Transcribe the data in full and exactly, omitting any pictures.

• • • • • • •

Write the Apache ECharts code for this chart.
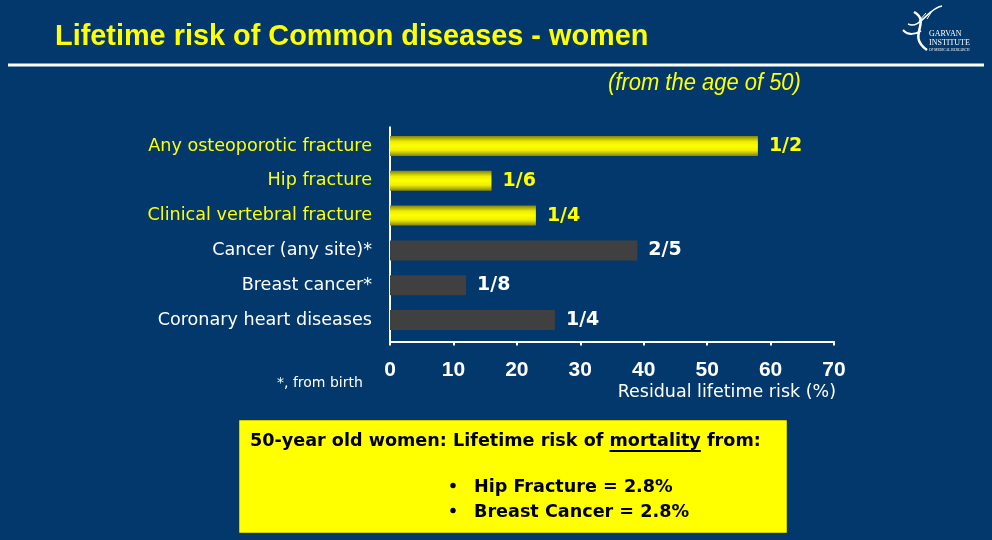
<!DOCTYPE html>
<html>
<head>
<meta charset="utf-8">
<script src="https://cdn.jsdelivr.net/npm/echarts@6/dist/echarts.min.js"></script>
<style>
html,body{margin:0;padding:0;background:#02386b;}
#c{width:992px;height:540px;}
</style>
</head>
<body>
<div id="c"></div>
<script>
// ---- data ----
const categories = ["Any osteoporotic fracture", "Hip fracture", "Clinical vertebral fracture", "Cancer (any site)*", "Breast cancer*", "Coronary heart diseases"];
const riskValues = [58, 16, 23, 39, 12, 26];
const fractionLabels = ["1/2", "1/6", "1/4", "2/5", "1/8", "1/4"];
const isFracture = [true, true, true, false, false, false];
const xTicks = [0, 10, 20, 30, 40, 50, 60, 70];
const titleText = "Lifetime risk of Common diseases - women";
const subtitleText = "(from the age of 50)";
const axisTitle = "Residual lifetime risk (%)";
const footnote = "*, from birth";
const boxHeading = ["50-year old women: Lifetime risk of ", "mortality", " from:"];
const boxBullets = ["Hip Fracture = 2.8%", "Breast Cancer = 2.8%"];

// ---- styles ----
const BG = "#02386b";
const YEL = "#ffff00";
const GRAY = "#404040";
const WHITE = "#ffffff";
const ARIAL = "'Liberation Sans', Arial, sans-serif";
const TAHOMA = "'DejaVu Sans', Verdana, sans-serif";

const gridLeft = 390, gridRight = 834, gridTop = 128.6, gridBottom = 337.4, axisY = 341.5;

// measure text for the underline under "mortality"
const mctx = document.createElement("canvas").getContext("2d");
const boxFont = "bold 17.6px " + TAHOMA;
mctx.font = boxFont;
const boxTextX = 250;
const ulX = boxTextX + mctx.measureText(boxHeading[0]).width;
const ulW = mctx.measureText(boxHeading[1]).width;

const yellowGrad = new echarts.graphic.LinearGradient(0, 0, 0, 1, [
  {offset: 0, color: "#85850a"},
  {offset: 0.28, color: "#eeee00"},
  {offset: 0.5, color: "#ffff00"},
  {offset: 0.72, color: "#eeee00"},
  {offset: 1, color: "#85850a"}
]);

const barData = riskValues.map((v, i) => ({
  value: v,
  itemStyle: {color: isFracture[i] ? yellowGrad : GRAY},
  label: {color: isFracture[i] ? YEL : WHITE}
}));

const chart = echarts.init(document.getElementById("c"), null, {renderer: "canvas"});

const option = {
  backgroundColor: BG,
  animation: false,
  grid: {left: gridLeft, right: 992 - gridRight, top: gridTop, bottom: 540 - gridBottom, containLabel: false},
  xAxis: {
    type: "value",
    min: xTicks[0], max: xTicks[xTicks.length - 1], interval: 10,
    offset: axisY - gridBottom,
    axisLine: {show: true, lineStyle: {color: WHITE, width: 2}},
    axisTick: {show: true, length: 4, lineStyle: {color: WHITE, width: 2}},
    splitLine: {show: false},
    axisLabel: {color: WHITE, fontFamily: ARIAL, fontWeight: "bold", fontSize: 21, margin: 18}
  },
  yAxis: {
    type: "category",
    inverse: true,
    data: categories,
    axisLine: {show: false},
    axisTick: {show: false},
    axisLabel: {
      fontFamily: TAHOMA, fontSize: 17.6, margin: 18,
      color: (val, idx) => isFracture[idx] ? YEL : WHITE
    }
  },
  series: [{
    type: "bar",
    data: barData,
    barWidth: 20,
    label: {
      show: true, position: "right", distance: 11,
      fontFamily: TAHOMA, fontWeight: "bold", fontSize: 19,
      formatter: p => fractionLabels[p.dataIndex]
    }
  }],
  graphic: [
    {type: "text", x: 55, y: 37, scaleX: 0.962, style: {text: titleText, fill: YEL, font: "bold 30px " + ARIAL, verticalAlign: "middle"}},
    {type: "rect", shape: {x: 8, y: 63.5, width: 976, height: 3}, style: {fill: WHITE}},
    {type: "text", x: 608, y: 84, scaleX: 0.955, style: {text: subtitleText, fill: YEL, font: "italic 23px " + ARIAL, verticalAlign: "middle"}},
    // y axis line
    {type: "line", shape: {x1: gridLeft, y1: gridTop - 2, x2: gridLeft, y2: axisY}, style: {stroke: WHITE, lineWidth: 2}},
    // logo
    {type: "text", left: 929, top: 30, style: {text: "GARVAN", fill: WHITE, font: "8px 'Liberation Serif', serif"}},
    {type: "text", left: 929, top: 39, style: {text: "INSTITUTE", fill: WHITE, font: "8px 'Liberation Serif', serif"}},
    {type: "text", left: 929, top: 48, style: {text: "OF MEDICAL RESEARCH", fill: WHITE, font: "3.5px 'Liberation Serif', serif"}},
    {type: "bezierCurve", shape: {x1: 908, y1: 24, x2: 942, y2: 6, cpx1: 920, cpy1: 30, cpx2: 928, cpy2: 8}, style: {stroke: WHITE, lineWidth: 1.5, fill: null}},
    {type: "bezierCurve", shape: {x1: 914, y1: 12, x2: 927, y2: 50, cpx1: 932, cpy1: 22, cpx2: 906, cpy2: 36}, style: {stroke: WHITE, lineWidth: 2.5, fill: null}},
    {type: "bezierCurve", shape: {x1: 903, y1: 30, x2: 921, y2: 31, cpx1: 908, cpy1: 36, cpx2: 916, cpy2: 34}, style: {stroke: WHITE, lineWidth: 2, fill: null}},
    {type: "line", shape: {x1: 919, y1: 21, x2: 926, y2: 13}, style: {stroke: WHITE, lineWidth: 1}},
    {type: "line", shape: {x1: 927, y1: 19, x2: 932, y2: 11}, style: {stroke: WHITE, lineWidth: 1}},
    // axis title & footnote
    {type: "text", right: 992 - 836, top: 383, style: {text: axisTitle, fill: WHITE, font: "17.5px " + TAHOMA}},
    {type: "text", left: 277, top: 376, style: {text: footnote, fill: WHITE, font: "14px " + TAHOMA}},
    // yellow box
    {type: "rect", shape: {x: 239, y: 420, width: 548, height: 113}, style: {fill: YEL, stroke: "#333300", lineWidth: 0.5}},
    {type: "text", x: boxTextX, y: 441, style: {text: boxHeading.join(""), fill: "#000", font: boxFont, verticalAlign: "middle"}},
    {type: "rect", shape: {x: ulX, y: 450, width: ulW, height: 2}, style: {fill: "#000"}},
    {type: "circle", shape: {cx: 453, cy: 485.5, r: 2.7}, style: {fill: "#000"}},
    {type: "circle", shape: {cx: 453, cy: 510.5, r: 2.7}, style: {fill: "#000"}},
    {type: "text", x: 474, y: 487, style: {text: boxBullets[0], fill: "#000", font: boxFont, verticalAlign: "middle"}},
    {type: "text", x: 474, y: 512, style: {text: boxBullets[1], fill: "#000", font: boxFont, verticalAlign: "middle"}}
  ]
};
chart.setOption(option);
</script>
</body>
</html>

• • • • • • •

## [EXPECTED ANSWER]
Write the Apache ECharts code for this chart.
<!DOCTYPE html>
<html>
<head>
<meta charset="utf-8">
<script src="https://cdn.jsdelivr.net/npm/echarts@6/dist/echarts.min.js"></script>
<style>
html,body{margin:0;padding:0;background:#02386b;}
#c{width:992px;height:540px;}
</style>
</head>
<body>
<div id="c"></div>
<script>
// ---- data ----
const categories = ["Any osteoporotic fracture", "Hip fracture", "Clinical vertebral fracture", "Cancer (any site)*", "Breast cancer*", "Coronary heart diseases"];
const riskValues = [58, 16, 23, 39, 12, 26];
const fractionLabels = ["1/2", "1/6", "1/4", "2/5", "1/8", "1/4"];
const isFracture = [true, true, true, false, false, false];
const xTicks = [0, 10, 20, 30, 40, 50, 60, 70];
const titleText = "Lifetime risk of Common diseases - women";
const subtitleText = "(from the age of 50)";
const axisTitle = "Residual lifetime risk (%)";
const footnote = "*, from birth";
const boxHeading = ["50-year old women: Lifetime risk of ", "mortality", " from:"];
const boxBullets = ["Hip Fracture = 2.8%", "Breast Cancer = 2.8%"];

// ---- styles ----
const BG = "#02386b";
const YEL = "#ffff00";
const GRAY = "#404040";
const WHITE = "#ffffff";
const ARIAL = "'Liberation Sans', Arial, sans-serif";
const TAHOMA = "'DejaVu Sans', Verdana, sans-serif";

const gridLeft = 390, gridRight = 834, gridTop = 128.6, gridBottom = 337.4, axisY = 341.5;

// measure text for the underline under "mortality"
const mctx = document.createElement("canvas").getContext("2d");
const boxFont = "bold 17.6px " + TAHOMA;
mctx.font = boxFont;
const boxTextX = 250;
const ulX = boxTextX + mctx.measureText(boxHeading[0]).width;
const ulW = mctx.measureText(boxHeading[1]).width;

const yellowGrad = new echarts.graphic.LinearGradient(0, 0, 0, 1, [
  {offset: 0, color: "#85850a"},
  {offset: 0.28, color: "#eeee00"},
  {offset: 0.5, color: "#ffff00"},
  {offset: 0.72, color: "#eeee00"},
  {offset: 1, color: "#85850a"}
]);

const barData = riskValues.map((v, i) => ({
  value: v,
  itemStyle: {color: isFracture[i] ? yellowGrad : GRAY},
  label: {color: isFracture[i] ? YEL : WHITE}
}));

const chart = echarts.init(document.getElementById("c"), null, {renderer: "canvas"});

const option = {
  backgroundColor: BG,
  animation: false,
  grid: {left: gridLeft, right: 992 - gridRight, top: gridTop, bottom: 540 - gridBottom, containLabel: false},
  xAxis: {
    type: "value",
    min: xTicks[0], max: xTicks[xTicks.length - 1], interval: 10,
    offset: axisY - gridBottom,
    axisLine: {show: true, lineStyle: {color: WHITE, width: 2}},
    axisTick: {show: true, length: 4, lineStyle: {color: WHITE, width: 2}},
    splitLine: {show: false},
    axisLabel: {color: WHITE, fontFamily: ARIAL, fontWeight: "bold", fontSize: 21, margin: 18}
  },
  yAxis: {
    type: "category",
    inverse: true,
    data: categories,
    axisLine: {show: false},
    axisTick: {show: false},
    axisLabel: {
      fontFamily: TAHOMA, fontSize: 17.6, margin: 18,
      color: (val, idx) => isFracture[idx] ? YEL : WHITE
    }
  },
  series: [{
    type: "bar",
    data: barData,
    barWidth: 20,
    label: {
      show: true, position: "right", distance: 11,
      fontFamily: TAHOMA, fontWeight: "bold", fontSize: 19,
      formatter: p => fractionLabels[p.dataIndex]
    }
  }],
  graphic: [
    {type: "text", x: 55, y: 37, scaleX: 0.962, style: {text: titleText, fill: YEL, font: "bold 30px " + ARIAL, verticalAlign: "middle"}},
    {type: "rect", shape: {x: 8, y: 63.5, width: 976, height: 3}, style: {fill: WHITE}},
    {type: "text", x: 608, y: 84, scaleX: 0.955, style: {text: subtitleText, fill: YEL, font: "italic 23px " + ARIAL, verticalAlign: "middle"}},
    // y axis line
    {type: "line", shape: {x1: gridLeft, y1: gridTop - 2, x2: gridLeft, y2: axisY}, style: {stroke: WHITE, lineWidth: 2}},
    // logo
    {type: "text", left: 929, top: 30, style: {text: "GARVAN", fill: WHITE, font: "8px 'Liberation Serif', serif"}},
    {type: "text", left: 929, top: 39, style: {text: "INSTITUTE", fill: WHITE, font: "8px 'Liberation Serif', serif"}},
    {type: "text", left: 929, top: 48, style: {text: "OF MEDICAL RESEARCH", fill: WHITE, font: "3.5px 'Liberation Serif', serif"}},
    {type: "bezierCurve", shape: {x1: 908, y1: 24, x2: 942, y2: 6, cpx1: 920, cpy1: 30, cpx2: 928, cpy2: 8}, style: {stroke: WHITE, lineWidth: 1.5, fill: null}},
    {type: "bezierCurve", shape: {x1: 914, y1: 12, x2: 927, y2: 50, cpx1: 932, cpy1: 22, cpx2: 906, cpy2: 36}, style: {stroke: WHITE, lineWidth: 2.5, fill: null}},
    {type: "bezierCurve", shape: {x1: 903, y1: 30, x2: 921, y2: 31, cpx1: 908, cpy1: 36, cpx2: 916, cpy2: 34}, style: {stroke: WHITE, lineWidth: 2, fill: null}},
    {type: "line", shape: {x1: 919, y1: 21, x2: 926, y2: 13}, style: {stroke: WHITE, lineWidth: 1}},
    {type: "line", shape: {x1: 927, y1: 19, x2: 932, y2: 11}, style: {stroke: WHITE, lineWidth: 1}},
    // axis title & footnote
    {type: "text", right: 992 - 836, top: 383, style: {text: axisTitle, fill: WHITE, font: "17.5px " + TAHOMA}},
    {type: "text", left: 277, top: 376, style: {text: footnote, fill: WHITE, font: "14px " + TAHOMA}},
    // yellow box
    {type: "rect", shape: {x: 239, y: 420, width: 548, height: 113}, style: {fill: YEL, stroke: "#333300", lineWidth: 0.5}},
    {type: "text", x: boxTextX, y: 441, style: {text: boxHeading.join(""), fill: "#000", font: boxFont, verticalAlign: "middle"}},
    {type: "rect", shape: {x: ulX, y: 450, width: ulW, height: 2}, style: {fill: "#000"}},
    {type: "circle", shape: {cx: 453, cy: 485.5, r: 2.7}, style: {fill: "#000"}},
    {type: "circle", shape: {cx: 453, cy: 510.5, r: 2.7}, style: {fill: "#000"}},
    {type: "text", x: 474, y: 487, style: {text: boxBullets[0], fill: "#000", font: boxFont, verticalAlign: "middle"}},
    {type: "text", x: 474, y: 512, style: {text: boxBullets[1], fill: "#000", font: boxFont, verticalAlign: "middle"}}
  ]
};
chart.setOption(option);
</script>
</body>
</html>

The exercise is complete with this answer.